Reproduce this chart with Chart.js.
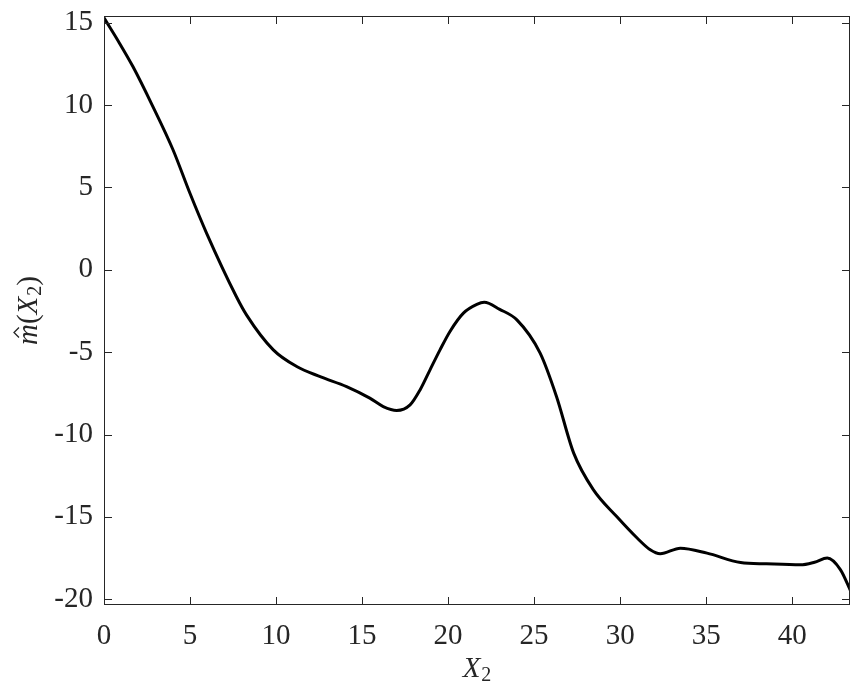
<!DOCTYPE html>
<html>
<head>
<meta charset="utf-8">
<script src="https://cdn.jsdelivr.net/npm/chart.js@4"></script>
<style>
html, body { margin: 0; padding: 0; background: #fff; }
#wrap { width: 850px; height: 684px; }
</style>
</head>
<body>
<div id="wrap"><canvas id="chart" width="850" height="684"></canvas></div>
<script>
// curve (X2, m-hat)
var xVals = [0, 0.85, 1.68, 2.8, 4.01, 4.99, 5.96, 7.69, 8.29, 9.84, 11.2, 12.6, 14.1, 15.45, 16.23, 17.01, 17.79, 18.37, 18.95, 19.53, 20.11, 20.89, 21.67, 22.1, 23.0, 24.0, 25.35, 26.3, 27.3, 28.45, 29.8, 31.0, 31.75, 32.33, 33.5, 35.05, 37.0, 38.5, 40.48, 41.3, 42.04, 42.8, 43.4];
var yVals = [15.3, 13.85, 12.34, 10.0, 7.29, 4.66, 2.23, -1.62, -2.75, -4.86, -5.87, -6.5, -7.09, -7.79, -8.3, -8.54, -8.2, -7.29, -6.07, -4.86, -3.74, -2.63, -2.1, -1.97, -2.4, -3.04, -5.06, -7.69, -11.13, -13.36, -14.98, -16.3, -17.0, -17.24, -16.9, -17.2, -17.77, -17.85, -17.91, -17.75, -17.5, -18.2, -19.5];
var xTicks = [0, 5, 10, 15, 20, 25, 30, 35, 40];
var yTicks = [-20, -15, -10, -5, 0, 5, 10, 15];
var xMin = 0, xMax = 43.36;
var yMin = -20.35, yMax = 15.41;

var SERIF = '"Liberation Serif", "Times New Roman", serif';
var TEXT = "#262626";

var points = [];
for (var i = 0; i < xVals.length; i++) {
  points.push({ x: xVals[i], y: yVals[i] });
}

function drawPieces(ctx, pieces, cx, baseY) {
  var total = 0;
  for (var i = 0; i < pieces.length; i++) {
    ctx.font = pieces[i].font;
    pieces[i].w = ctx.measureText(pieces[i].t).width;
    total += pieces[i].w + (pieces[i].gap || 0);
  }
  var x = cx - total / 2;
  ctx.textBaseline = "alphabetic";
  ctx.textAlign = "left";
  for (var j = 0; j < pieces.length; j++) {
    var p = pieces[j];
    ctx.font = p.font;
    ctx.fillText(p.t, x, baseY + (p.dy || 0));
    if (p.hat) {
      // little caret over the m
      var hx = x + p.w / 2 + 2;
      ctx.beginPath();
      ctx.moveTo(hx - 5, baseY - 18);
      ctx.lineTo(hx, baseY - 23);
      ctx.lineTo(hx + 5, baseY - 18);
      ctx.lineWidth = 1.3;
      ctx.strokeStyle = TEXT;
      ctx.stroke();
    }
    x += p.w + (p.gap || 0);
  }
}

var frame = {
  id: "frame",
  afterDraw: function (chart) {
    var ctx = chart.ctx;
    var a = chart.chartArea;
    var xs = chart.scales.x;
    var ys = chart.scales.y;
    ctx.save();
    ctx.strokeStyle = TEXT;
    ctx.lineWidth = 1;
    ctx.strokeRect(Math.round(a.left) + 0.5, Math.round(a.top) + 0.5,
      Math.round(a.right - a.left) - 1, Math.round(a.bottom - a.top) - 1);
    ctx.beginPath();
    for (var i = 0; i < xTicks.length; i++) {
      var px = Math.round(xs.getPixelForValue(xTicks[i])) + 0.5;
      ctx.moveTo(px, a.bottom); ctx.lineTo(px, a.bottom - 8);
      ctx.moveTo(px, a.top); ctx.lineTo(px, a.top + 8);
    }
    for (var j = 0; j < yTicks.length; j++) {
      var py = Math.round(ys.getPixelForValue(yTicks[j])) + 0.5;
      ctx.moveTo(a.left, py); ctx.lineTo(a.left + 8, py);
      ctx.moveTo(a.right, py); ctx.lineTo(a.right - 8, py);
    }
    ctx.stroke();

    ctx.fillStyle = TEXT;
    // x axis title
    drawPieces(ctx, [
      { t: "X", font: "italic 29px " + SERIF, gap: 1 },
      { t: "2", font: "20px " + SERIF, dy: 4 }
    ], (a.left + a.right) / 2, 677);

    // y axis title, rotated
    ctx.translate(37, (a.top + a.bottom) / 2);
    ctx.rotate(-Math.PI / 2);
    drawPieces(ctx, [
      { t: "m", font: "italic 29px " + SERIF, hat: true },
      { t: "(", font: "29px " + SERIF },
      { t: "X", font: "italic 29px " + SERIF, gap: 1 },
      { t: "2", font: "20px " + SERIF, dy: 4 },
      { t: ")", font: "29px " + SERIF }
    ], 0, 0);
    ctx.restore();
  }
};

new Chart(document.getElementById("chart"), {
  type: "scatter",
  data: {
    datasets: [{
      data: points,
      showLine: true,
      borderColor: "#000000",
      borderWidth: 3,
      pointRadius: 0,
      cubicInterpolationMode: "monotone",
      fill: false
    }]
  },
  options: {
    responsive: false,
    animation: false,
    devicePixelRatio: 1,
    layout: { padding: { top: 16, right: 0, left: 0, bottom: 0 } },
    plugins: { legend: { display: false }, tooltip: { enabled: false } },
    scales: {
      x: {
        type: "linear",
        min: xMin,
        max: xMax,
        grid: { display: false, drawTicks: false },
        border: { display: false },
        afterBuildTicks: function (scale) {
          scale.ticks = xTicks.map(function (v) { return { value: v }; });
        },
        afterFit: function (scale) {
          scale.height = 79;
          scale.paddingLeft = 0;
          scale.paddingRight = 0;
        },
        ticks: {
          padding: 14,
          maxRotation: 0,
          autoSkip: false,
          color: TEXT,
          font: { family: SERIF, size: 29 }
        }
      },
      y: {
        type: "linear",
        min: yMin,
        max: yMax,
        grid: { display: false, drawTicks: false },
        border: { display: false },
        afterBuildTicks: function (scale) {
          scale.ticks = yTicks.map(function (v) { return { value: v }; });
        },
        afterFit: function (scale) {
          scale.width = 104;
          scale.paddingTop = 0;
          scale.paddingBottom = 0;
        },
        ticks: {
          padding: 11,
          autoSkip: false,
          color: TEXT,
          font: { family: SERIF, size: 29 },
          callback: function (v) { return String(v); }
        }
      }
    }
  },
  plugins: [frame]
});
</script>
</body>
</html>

- - -

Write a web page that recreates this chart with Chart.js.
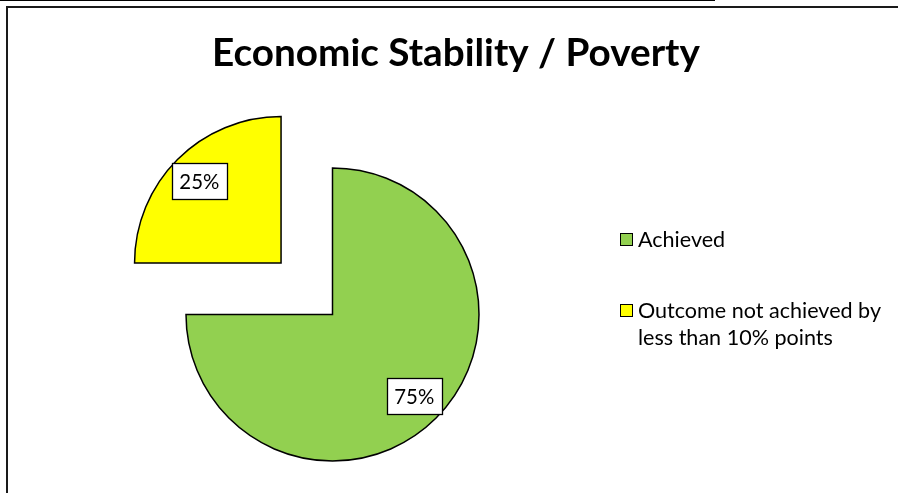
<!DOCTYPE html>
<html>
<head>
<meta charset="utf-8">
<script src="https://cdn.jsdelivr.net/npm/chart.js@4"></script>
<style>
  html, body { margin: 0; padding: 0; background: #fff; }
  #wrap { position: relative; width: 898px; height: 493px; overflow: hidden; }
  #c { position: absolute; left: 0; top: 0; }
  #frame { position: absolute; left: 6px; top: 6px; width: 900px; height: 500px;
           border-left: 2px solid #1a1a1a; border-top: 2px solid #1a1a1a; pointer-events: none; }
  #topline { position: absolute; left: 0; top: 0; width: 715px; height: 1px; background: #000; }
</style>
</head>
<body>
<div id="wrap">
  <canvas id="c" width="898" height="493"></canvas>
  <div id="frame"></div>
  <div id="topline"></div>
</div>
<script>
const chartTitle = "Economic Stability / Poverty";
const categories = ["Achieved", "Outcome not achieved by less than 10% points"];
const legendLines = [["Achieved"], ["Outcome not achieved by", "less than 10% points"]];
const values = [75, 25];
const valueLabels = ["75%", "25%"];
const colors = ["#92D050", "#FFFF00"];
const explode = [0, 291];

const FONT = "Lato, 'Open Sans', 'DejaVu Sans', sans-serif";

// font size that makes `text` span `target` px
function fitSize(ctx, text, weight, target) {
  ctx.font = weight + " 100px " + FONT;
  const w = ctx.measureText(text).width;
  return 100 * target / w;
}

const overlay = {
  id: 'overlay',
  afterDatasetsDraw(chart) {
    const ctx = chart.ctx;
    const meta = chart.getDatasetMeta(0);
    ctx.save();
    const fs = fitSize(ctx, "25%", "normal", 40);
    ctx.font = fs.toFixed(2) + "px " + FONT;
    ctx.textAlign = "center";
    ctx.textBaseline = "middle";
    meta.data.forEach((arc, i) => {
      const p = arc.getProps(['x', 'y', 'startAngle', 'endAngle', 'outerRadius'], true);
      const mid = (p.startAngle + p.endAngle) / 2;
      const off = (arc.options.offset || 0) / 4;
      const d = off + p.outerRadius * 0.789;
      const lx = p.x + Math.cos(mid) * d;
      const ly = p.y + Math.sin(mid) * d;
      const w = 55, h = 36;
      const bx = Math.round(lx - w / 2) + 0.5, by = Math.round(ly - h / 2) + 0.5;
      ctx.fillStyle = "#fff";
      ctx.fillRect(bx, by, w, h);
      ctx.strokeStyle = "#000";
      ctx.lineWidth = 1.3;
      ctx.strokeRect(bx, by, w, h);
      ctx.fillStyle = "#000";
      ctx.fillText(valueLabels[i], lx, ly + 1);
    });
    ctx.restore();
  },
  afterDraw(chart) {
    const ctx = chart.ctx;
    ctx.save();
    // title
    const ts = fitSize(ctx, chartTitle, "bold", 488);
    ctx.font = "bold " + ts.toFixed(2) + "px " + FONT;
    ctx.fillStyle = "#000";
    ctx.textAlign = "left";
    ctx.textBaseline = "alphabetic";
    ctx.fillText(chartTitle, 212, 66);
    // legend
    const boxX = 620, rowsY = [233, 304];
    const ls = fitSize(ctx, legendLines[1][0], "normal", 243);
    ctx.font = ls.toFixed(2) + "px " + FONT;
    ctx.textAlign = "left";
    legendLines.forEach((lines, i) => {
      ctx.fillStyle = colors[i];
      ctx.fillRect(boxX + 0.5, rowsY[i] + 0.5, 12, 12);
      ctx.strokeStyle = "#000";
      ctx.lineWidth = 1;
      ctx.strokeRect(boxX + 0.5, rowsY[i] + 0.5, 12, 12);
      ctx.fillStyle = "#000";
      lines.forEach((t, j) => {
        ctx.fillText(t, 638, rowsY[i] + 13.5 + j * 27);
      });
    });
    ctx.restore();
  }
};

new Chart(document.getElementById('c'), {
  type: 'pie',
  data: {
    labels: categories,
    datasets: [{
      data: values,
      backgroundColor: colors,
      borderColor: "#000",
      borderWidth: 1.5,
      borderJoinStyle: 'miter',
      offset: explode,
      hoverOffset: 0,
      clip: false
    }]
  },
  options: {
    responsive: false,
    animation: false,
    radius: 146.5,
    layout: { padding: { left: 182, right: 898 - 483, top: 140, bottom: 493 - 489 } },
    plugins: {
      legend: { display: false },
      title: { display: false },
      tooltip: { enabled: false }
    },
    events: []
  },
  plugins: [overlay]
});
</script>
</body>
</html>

- - -

Pick out and copy the lines of the material that include the word "this".

Correct result
Reproduce this chart with Chart.js.
Write a web page that recreates this chart with Chart.js.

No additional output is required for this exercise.